In the autumn of 1852, Dodge made an application to Dey. Dey later said that he took Dodge on that fall and "very soon I discovered that there was a good deal in him. I discovered a wonderful energy. If I told him to do anything he did [it] under any and all circumstances. That feature was particularly marked. He so enhanced my opinion of him that in May, 1853, when I came out to Iowa City to make surveys from Davenport west, I took him with me." Since Dey was one of the best railroad engineers in the country, if not the best, that was gratifying. Dodge called Dey "the most eminent engineer of the country, [a man] of great ability, [known for] his uprightness and the square deal he gave everyone." Dey put the youngster to work on a construction party, then as a surveyor across Iowa for the M&M.

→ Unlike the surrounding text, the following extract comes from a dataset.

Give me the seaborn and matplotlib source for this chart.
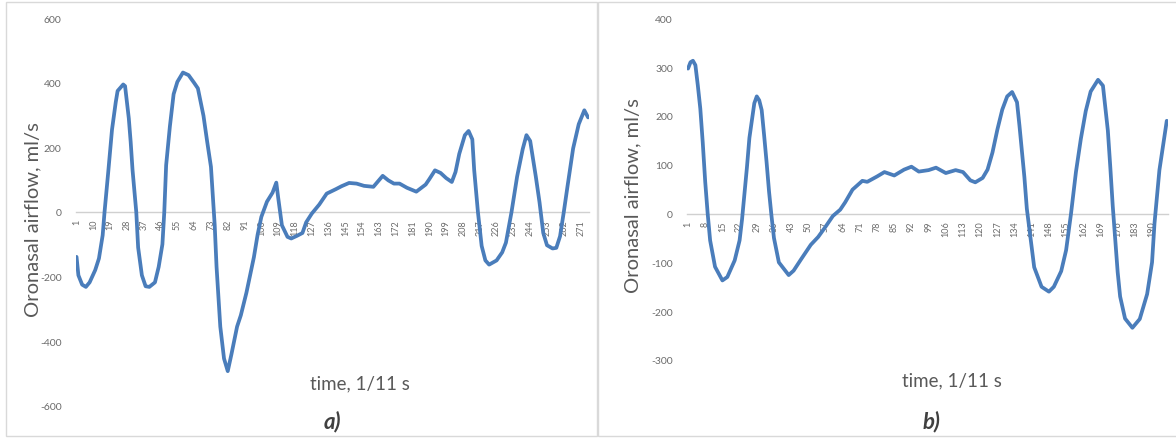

Iowa was a natural link between the roads being pushed west from Chicago and any road crossing the Missouri River. When Chicago became a railroad center, Iowa became the necessary bridge between the Midwest and the Far West. The M&M had made a bargain with the Davenport and Iowa City Railroad by promising to complete the main line from Davenport to Iowa City in two years. Two weeks after this agreement, Dey went to work, with Dodge helping. Then Dodge went surveying on his own, west of Iowa City, with the Missouri River as his destination.
It was 1853. Dodge led a party of fourteen men, including a cook and a hunter. He hoped to make the Missouri before the snow fell. His expenses ran to $1,000 per month. He was pleased by the opportunity and overjoyed at the wilderness he was entering. He wrote his father, "Oh, that you could come out and overtake me on the prairies of Iowa, look at the country and see how we live." He was also ready to seize the main chance: he told his father, "We shall make an examination of the great Platte as far into Nebraska as we think fit."